MATERIAL:
---*---

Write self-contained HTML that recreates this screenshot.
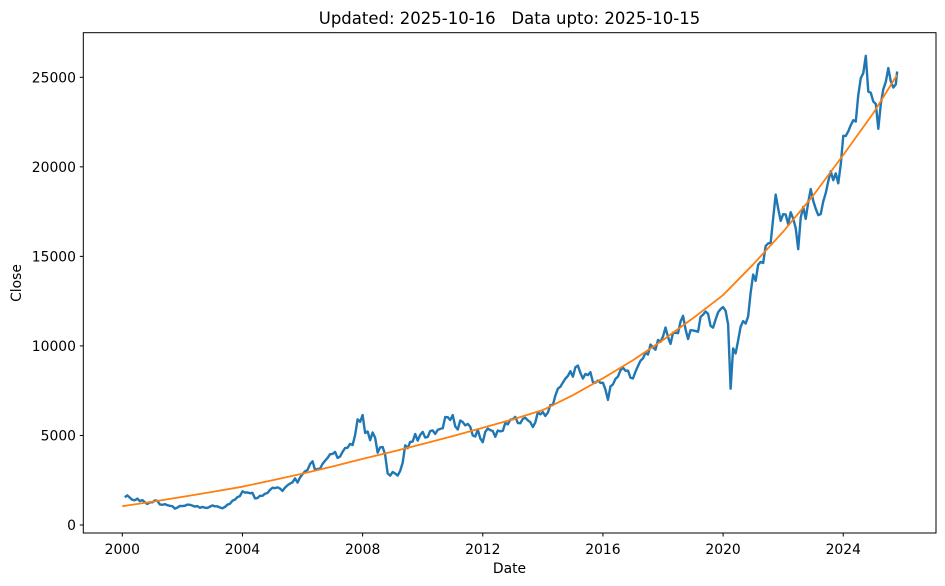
<!DOCTYPE html>
<html><head><meta charset="utf-8"><style>
html,body{margin:0;padding:0;background:#fff;}
svg{display:block;font-family:"DejaVu Sans","Liberation Sans",sans-serif;}
</style></head><body>
<svg id="chart" width="945" height="586" viewBox="0 0 945 586">
<rect x="0" y="0" width="945" height="586" fill="#fff"/>
<text x="509.5" y="24" text-anchor="middle" font-size="16.5" fill="#000" style="white-space:pre" xml:space="preserve">Updated: 2025-10-16   Data upto: 2025-10-15</text>
<g id="marks"></g>
<g id="axes"></g>
<text x="509.5" y="573" text-anchor="middle" font-size="13.9">Date</text>
<text transform="translate(21,283) rotate(-90)" text-anchor="middle" font-size="13.9">Close</text>
<rect x="83.3" y="32.7" width="852.7" height="500.3" fill="none" stroke="#000" stroke-width="1"/>
</svg>
<script>
const startYear = 2000;
const closes = [
1546,1654,1528,1406,1380,1471,1332,1394,1271,1172,1268,1264,
1371,1352,1148,1126,1167,1107,1073,1053,913,971,1067,1059,
1075,1142,1129,1084,1028,1058,960,1010,964,951,1026,1094,
1042,1041,978,934,1006,1134,1185,1356,1418,1556,1615,1880,
1809,1818,1772,1796,1484,1505,1632,1632,1746,1786,1959,2081,
2058,2103,2036,1902,2087,2221,2312,2385,2602,2370,2652,2837,
3001,3075,3403,3558,3071,3128,3143,3413,3588,3744,3955,3966,
4083,3745,3822,4088,4296,4318,4529,4464,5021,5901,5763,6139,
5137,5224,4735,5166,4870,4041,4333,4360,3921,2885,2755,2959,
2874,2763,3021,3474,4449,4291,4636,4662,5084,4712,5033,5201,
4882,4922,5249,5278,5087,5313,5368,5402,6030,6018,5863,6135,
5506,5333,5834,5750,5561,5647,5482,5001,4943,5327,4832,4624,
5199,5385,5296,5248,4924,5279,5229,5259,5703,5620,5880,5905,
6035,5693,5683,5930,5986,5842,5742,5472,5735,6299,6176,6304,
6090,6277,6704,6696,7230,7611,7721,7954,8174,8322,8588,8283,
8809,8902,8491,8182,8434,8369,8533,7971,7949,8066,7935,7946,
7564,6987,7738,7850,8160,8288,8639,8786,8611,8626,8224,8186,
8561,8880,9174,9304,9621,9521,10077,9918,9789,10335,10227,10531,
11028,10493,10114,10739,10736,10714,11357,11681,10930,10387,10877,10863,
10831,10793,11624,11748,11923,11789,11118,11023,11474,11877,12056,12168,
11962,11202,7610,9860,9580,10302,11073,11388,11248,11642,12969,13982,
13635,14529,14691,14631,15583,15722,15763,17132,18450,17672,16983,17354,
17340,16794,17465,17103,16585,15400,17158,17759,17094,18012,18758,18105,
17662,17304,17360,18065,18534,19189,19754,19254,19638,19080,20133,21731,
21726,21983,22327,22605,22531,24011,24951,25236,26200,24205,24131,23645,
23508,22125,23519,24334,24751,25517,24768,24427,24611,25324
];
const trendYears = [2000,2001,2002,2003,2004,2005,2006,2007,2008,2009,2010,2011,2012,2013,2014,2015,2016,2017,2018,2019,2020,2021,2022,2023,2024,2025,2025.79];
const trendValues = [1050,1300,1570,1850,2140,2500,2870,3270,3690,4100,4520,4960,5430,5900,6420,7250,8190,9200,10330,11550,12840,14550,16380,18400,20660,23000,25130];
const xTicks = [2000,2004,2008,2012,2016,2020,2024];
const yTicks = [0,5000,10000,15000,20000,25000];

const NS="http://www.w3.org/2000/svg";
const xs = yr => 122.3 + (yr-2000)*30.04;
const ys = v => 525 - v*(525-77.3)/25000;
const marks=document.getElementById('marks'), axes=document.getElementById('axes');

let d='';
closes.forEach((v,i)=>{const yr=startYear+(i+1)/12-(i===closes.length-1?0.04:0);d+=(i?'L':'M')+xs(yr).toFixed(2)+','+ys(v).toFixed(2);});
const p=document.createElementNS(NS,'path');
p.setAttribute('d',d);p.setAttribute('fill','none');p.setAttribute('stroke','#1f77b4');p.setAttribute('stroke-width','2.4');p.setAttribute('stroke-linejoin','round');


marks.appendChild(p);

let t='';
trendYears.forEach((yr,i)=>{t+=(i?'L':'M')+xs(yr).toFixed(2)+','+ys(trendValues[i]).toFixed(2);});
const tp=document.createElementNS(NS,'path');
tp.setAttribute('d',t);tp.setAttribute('fill','none');tp.setAttribute('stroke','#ff7f0e');tp.setAttribute('stroke-width','1.8');tp.setAttribute('stroke-linejoin','round');


marks.appendChild(tp);

xTicks.forEach(yr=>{
  const x=xs(yr);
  const l=document.createElementNS(NS,'line');
  l.setAttribute('x1',x);l.setAttribute('x2',x);l.setAttribute('y1',533);l.setAttribute('y2',536.5);l.setAttribute('stroke','#000');
  
  
  axes.appendChild(l);
  const tx=document.createElementNS(NS,'text');
  tx.setAttribute('x',x);tx.setAttribute('y',554);tx.setAttribute('text-anchor','middle');tx.setAttribute('font-size','13.9');
  tx.textContent=yr;
  
  
  axes.appendChild(tx);
});
yTicks.forEach(v=>{
  const y=ys(v);
  const l=document.createElementNS(NS,'line');
  l.setAttribute('x1',79.8);l.setAttribute('x2',83.3);l.setAttribute('y1',y);l.setAttribute('y2',y);l.setAttribute('stroke','#000');
  
  
  axes.appendChild(l);
  const tx=document.createElementNS(NS,'text');
  tx.setAttribute('x',76);tx.setAttribute('y',y+5);tx.setAttribute('text-anchor','end');tx.setAttribute('font-size','13.9');
  tx.textContent=v;
  
  
  axes.appendChild(tx);
});
</script>
</body></html>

---*---

PROBLEM STATEMENT: Exactly as written, return every line of the listing, but not the pictures.

CORRECT RESULT:
Write self-contained HTML that recreates this screenshot.
<!DOCTYPE html>
<html><head><meta charset="utf-8"><style>
html,body{margin:0;padding:0;background:#fff;}
svg{display:block;font-family:"DejaVu Sans","Liberation Sans",sans-serif;}
</style></head><body>
<svg id="chart" width="945" height="586" viewBox="0 0 945 586">
<rect x="0" y="0" width="945" height="586" fill="#fff"/>
<text x="509.5" y="24" text-anchor="middle" font-size="16.5" fill="#000" style="white-space:pre" xml:space="preserve">Updated: 2025-10-16   Data upto: 2025-10-15</text>
<g id="marks"></g>
<g id="axes"></g>
<text x="509.5" y="573" text-anchor="middle" font-size="13.9">Date</text>
<text transform="translate(21,283) rotate(-90)" text-anchor="middle" font-size="13.9">Close</text>
<rect x="83.3" y="32.7" width="852.7" height="500.3" fill="none" stroke="#000" stroke-width="1"/>
</svg>
<script>
const startYear = 2000;
const closes = [
1546,1654,1528,1406,1380,1471,1332,1394,1271,1172,1268,1264,
1371,1352,1148,1126,1167,1107,1073,1053,913,971,1067,1059,
1075,1142,1129,1084,1028,1058,960,1010,964,951,1026,1094,
1042,1041,978,934,1006,1134,1185,1356,1418,1556,1615,1880,
1809,1818,1772,1796,1484,1505,1632,1632,1746,1786,1959,2081,
2058,2103,2036,1902,2087,2221,2312,2385,2602,2370,2652,2837,
3001,3075,3403,3558,3071,3128,3143,3413,3588,3744,3955,3966,
4083,3745,3822,4088,4296,4318,4529,4464,5021,5901,5763,6139,
5137,5224,4735,5166,4870,4041,4333,4360,3921,2885,2755,2959,
2874,2763,3021,3474,4449,4291,4636,4662,5084,4712,5033,5201,
4882,4922,5249,5278,5087,5313,5368,5402,6030,6018,5863,6135,
5506,5333,5834,5750,5561,5647,5482,5001,4943,5327,4832,4624,
5199,5385,5296,5248,4924,5279,5229,5259,5703,5620,5880,5905,
6035,5693,5683,5930,5986,5842,5742,5472,5735,6299,6176,6304,
6090,6277,6704,6696,7230,7611,7721,7954,8174,8322,8588,8283,
8809,8902,8491,8182,8434,8369,8533,7971,7949,8066,7935,7946,
7564,6987,7738,7850,8160,8288,8639,8786,8611,8626,8224,8186,
8561,8880,9174,9304,9621,9521,10077,9918,9789,10335,10227,10531,
11028,10493,10114,10739,10736,10714,11357,11681,10930,10387,10877,10863,
10831,10793,11624,11748,11923,11789,11118,11023,11474,11877,12056,12168,
11962,11202,7610,9860,9580,10302,11073,11388,11248,11642,12969,13982,
13635,14529,14691,14631,15583,15722,15763,17132,18450,17672,16983,17354,
17340,16794,17465,17103,16585,15400,17158,17759,17094,18012,18758,18105,
17662,17304,17360,18065,18534,19189,19754,19254,19638,19080,20133,21731,
21726,21983,22327,22605,22531,24011,24951,25236,26200,24205,24131,23645,
23508,22125,23519,24334,24751,25517,24768,24427,24611,25324
];
const trendYears = [2000,2001,2002,2003,2004,2005,2006,2007,2008,2009,2010,2011,2012,2013,2014,2015,2016,2017,2018,2019,2020,2021,2022,2023,2024,2025,2025.79];
const trendValues = [1050,1300,1570,1850,2140,2500,2870,3270,3690,4100,4520,4960,5430,5900,6420,7250,8190,9200,10330,11550,12840,14550,16380,18400,20660,23000,25130];
const xTicks = [2000,2004,2008,2012,2016,2020,2024];
const yTicks = [0,5000,10000,15000,20000,25000];

const NS="http://www.w3.org/2000/svg";
const xs = yr => 122.3 + (yr-2000)*30.04;
const ys = v => 525 - v*(525-77.3)/25000;
const marks=document.getElementById('marks'), axes=document.getElementById('axes');

let d='';
closes.forEach((v,i)=>{const yr=startYear+(i+1)/12-(i===closes.length-1?0.04:0);d+=(i?'L':'M')+xs(yr).toFixed(2)+','+ys(v).toFixed(2);});
const p=document.createElementNS(NS,'path');
p.setAttribute('d',d);p.setAttribute('fill','none');p.setAttribute('stroke','#1f77b4');p.setAttribute('stroke-width','2.4');p.setAttribute('stroke-linejoin','round');


marks.appendChild(p);

let t='';
trendYears.forEach((yr,i)=>{t+=(i?'L':'M')+xs(yr).toFixed(2)+','+ys(trendValues[i]).toFixed(2);});
const tp=document.createElementNS(NS,'path');
tp.setAttribute('d',t);tp.setAttribute('fill','none');tp.setAttribute('stroke','#ff7f0e');tp.setAttribute('stroke-width','1.8');tp.setAttribute('stroke-linejoin','round');


marks.appendChild(tp);

xTicks.forEach(yr=>{
  const x=xs(yr);
  const l=document.createElementNS(NS,'line');
  l.setAttribute('x1',x);l.setAttribute('x2',x);l.setAttribute('y1',533);l.setAttribute('y2',536.5);l.setAttribute('stroke','#000');
  
  
  axes.appendChild(l);
  const tx=document.createElementNS(NS,'text');
  tx.setAttribute('x',x);tx.setAttribute('y',554);tx.setAttribute('text-anchor','middle');tx.setAttribute('font-size','13.9');
  tx.textContent=yr;
  
  
  axes.appendChild(tx);
});
yTicks.forEach(v=>{
  const y=ys(v);
  const l=document.createElementNS(NS,'line');
  l.setAttribute('x1',79.8);l.setAttribute('x2',83.3);l.setAttribute('y1',y);l.setAttribute('y2',y);l.setAttribute('stroke','#000');
  
  
  axes.appendChild(l);
  const tx=document.createElementNS(NS,'text');
  tx.setAttribute('x',76);tx.setAttribute('y',y+5);tx.setAttribute('text-anchor','end');tx.setAttribute('font-size','13.9');
  tx.textContent=v;
  
  
  axes.appendChild(tx);
});
</script>
</body></html>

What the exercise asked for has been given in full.